What you need to do
Look for "chart" in each line of the entries, and return the matching lines.

Records provided
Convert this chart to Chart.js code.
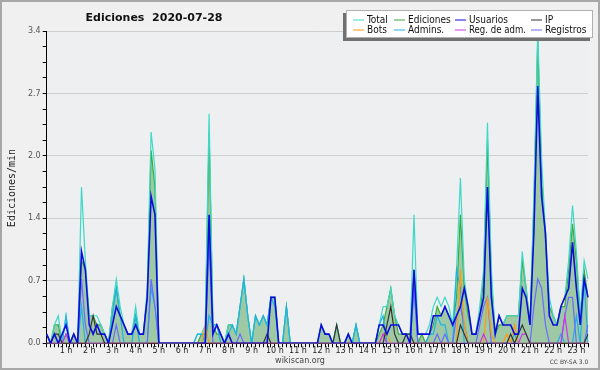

* * *

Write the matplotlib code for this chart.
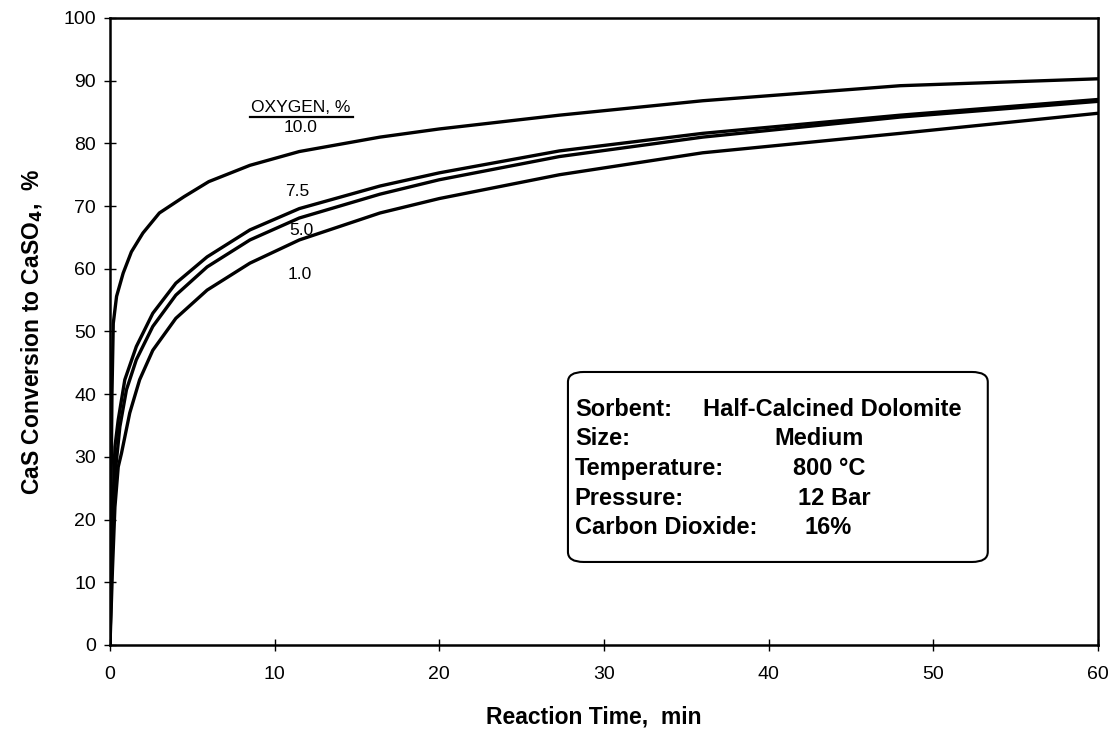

--

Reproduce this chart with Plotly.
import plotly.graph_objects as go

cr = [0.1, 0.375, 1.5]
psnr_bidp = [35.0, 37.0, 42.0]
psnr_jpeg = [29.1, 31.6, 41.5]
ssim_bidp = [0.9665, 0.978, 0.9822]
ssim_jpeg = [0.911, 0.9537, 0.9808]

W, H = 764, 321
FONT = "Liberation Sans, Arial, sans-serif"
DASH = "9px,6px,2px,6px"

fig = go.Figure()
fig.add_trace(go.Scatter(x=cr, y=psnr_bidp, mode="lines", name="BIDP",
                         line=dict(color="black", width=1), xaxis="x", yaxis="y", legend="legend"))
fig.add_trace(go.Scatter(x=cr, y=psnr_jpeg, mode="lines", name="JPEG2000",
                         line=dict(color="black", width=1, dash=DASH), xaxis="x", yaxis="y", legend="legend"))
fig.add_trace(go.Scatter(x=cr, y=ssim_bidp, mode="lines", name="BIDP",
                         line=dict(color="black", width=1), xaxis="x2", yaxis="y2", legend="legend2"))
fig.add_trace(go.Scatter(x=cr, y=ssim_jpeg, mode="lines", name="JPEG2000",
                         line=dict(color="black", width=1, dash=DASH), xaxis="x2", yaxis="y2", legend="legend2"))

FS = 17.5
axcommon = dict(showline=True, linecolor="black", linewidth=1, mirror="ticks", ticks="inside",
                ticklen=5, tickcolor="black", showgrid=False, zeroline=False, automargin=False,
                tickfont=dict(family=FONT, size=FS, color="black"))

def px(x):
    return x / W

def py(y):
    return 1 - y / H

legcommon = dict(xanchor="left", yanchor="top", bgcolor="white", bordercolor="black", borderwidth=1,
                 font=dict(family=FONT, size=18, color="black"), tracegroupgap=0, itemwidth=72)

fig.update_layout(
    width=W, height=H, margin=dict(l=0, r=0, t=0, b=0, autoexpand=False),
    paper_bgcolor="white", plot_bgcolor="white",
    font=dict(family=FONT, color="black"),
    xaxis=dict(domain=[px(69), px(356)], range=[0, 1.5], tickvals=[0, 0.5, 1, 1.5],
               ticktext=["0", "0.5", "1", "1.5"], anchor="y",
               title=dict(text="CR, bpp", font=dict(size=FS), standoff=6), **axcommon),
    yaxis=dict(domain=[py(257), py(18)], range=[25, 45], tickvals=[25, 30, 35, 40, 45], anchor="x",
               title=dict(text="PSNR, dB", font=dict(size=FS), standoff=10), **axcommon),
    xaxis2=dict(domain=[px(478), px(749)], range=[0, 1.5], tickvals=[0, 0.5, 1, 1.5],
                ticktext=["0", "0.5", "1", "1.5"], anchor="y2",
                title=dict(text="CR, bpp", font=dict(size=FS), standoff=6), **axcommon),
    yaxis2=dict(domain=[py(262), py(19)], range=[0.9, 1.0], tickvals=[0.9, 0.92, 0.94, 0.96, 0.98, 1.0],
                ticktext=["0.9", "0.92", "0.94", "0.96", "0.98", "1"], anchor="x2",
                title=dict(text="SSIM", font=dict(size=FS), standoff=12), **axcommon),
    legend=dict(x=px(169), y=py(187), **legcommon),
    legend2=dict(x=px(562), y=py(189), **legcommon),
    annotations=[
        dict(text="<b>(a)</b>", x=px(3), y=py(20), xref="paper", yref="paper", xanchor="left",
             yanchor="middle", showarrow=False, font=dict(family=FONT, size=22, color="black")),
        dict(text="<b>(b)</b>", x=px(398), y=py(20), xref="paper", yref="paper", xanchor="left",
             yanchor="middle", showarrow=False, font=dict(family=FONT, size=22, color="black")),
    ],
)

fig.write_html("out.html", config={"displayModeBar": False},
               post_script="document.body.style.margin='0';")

Complete answer
Convert this chart to Chart.js code.
Write the matplotlib code for this chart.
Reproduce this chart with Plotly.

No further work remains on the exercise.